LONDON (Brand Republic) – The UK government’s communications white paper has signalled a relaxation in media ownership rules that will lead to the creation of a single ITV company.
The news has been welcomed by the UK’s two main ITV players, Carlton and Granada Media, which will be allowed to merge to form a £10bn UK television company that will be in a stronger position to compete globally.
The white paper has lifted the long-time ban on an ITV company reaching more than 15% of the national audience. It has also abandoned the stipulation that the two London franchises -– London Weekend Television, held by Granada, and the London weekday licence, owned by Carlton -– cannot be owned by the same company.
The potential ITV giant will be regulated by the new communications and media regulator Ofcom, which will watch over TV, newspapers, radio, telecoms and, to a certain extent, the internet.

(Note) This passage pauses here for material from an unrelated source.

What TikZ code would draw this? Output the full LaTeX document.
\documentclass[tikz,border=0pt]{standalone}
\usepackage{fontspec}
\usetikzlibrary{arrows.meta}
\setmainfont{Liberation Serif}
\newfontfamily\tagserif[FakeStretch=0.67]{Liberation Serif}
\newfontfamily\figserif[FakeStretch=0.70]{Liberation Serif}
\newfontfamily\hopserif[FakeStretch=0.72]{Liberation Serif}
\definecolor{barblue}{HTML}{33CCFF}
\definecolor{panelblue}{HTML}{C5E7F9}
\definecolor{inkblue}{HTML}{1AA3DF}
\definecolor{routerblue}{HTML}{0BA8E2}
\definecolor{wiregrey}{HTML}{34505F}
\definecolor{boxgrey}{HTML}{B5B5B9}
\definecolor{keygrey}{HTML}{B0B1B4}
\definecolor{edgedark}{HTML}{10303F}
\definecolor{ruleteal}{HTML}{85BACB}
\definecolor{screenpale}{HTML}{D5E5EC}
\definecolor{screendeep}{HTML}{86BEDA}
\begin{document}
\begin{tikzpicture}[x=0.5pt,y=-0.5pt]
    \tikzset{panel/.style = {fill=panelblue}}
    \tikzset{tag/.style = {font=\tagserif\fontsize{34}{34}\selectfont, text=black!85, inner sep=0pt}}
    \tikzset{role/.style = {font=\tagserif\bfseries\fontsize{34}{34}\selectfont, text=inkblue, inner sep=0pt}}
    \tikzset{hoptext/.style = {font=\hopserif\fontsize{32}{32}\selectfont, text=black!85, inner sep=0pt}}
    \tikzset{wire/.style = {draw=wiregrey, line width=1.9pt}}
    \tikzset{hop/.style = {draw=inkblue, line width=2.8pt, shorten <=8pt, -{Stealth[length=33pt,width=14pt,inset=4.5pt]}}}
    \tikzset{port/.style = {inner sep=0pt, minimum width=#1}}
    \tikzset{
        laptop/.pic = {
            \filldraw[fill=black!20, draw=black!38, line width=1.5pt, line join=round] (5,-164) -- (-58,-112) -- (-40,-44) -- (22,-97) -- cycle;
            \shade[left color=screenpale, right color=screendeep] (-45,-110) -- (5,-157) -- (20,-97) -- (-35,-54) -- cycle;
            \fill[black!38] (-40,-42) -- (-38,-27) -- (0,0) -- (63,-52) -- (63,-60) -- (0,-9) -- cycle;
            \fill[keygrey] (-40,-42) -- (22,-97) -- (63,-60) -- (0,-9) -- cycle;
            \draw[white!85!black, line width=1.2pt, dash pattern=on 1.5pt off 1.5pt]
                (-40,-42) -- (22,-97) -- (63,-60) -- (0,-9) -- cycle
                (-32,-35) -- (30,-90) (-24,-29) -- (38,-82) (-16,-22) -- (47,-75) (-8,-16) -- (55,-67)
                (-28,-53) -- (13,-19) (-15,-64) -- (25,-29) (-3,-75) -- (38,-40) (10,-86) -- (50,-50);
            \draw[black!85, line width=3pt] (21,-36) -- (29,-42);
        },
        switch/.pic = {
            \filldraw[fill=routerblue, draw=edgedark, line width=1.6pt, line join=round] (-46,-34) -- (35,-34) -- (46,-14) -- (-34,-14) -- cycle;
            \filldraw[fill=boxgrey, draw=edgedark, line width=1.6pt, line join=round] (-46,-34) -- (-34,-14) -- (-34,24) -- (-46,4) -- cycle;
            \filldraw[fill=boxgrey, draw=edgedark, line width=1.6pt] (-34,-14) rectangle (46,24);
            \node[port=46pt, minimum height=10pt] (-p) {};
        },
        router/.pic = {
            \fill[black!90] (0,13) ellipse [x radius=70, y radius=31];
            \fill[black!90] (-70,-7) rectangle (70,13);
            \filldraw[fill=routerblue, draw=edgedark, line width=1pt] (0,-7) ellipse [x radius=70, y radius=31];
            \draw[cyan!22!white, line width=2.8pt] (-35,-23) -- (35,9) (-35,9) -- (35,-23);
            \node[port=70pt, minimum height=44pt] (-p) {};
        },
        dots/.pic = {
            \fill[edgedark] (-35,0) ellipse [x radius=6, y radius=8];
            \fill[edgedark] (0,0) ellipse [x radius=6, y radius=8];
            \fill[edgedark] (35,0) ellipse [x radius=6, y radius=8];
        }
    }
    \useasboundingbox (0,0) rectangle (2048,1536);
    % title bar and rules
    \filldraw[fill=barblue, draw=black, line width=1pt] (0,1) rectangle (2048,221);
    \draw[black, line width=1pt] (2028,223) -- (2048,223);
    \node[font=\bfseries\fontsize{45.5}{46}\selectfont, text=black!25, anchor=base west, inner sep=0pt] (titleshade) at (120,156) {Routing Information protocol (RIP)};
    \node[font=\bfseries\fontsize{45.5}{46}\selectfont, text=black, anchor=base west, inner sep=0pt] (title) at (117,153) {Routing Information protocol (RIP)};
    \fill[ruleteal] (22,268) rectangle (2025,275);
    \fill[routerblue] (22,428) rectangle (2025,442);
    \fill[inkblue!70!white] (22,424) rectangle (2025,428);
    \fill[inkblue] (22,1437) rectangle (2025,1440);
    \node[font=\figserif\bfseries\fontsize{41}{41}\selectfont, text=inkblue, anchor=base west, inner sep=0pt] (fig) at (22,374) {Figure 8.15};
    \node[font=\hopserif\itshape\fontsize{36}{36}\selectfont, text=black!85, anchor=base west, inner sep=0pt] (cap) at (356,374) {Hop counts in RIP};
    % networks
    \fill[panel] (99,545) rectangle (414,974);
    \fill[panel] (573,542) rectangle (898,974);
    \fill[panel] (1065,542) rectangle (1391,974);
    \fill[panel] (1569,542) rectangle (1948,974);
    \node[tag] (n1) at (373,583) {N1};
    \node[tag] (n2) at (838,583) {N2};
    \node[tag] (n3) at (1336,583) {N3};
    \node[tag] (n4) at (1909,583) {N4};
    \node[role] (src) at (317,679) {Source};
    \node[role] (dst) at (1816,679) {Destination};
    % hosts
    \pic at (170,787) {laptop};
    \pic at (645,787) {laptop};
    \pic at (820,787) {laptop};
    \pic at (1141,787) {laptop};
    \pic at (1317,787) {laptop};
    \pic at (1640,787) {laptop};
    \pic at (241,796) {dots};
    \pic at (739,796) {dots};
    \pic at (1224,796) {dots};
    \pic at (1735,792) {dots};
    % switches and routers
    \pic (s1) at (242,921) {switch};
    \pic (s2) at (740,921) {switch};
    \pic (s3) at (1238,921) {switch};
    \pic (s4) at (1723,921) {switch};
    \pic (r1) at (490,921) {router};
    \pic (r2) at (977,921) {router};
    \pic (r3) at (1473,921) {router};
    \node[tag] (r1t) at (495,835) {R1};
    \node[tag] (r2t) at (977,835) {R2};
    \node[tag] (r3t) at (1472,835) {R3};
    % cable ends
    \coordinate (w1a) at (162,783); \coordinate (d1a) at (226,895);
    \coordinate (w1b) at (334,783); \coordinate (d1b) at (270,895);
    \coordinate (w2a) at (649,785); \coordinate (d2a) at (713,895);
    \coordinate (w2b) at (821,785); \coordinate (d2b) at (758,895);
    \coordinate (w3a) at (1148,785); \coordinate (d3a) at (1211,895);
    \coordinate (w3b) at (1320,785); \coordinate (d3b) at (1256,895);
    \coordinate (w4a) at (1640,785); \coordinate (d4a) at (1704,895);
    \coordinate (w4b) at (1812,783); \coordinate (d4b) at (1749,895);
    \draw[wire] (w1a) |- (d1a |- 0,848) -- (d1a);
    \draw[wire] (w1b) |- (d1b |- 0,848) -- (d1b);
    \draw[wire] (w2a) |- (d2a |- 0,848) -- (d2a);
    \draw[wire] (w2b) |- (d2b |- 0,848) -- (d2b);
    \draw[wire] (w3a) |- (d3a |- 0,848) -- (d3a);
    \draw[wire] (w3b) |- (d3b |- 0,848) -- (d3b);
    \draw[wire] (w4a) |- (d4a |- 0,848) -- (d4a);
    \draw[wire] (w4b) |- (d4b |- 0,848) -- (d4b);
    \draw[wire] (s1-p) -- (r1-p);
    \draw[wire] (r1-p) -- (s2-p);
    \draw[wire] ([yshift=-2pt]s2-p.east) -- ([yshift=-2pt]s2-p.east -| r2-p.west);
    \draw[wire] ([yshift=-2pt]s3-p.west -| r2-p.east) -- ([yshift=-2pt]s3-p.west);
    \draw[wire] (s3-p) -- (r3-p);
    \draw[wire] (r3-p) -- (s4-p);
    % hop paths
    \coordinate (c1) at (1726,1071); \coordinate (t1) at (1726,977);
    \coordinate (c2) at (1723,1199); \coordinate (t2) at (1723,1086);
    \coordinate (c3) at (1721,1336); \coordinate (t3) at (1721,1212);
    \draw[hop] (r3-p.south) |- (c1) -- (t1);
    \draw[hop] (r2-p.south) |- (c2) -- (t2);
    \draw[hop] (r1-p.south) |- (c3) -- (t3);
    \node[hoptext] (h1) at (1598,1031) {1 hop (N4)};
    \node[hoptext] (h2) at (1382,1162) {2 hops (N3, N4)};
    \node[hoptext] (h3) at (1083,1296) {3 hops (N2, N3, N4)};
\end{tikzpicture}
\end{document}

Ofcom will replace nine current regulators, including Oftel, the Independent Television Commission, the Broadcasting Standards Commission and the Radio Authority.
The white paper has not addressed the issue of cross-media ownership, which does not allow newspaper companies with more than 20% of the national market to own terrestrial television or national radio stations.
If the cross-media ownership rules are relaxed it could open the door for newspaper owners, notably Rupert Murdoch’s News International – owner of The Times and The Sun – to move into terrestrial TV or national radio. The government has invited comments from the industry on reforming existing guidelines.
Meanwhile, in the wake of the failure of two major newspaper publishers to buy the Express Newspaper group from United News & Media, the Department of Trade & Industry has agreed to consider a lighter approach to newspaper mergers.
The Daily Telegraph’s owner Hollinger International and the Daily Mail & General Trust failed to beat magazine publisher Northern & Shell’s £125m bid with higher offers because Express Newspaper’s owner, United News & Media, feared that either takeover would face a full-scale competition inquiry.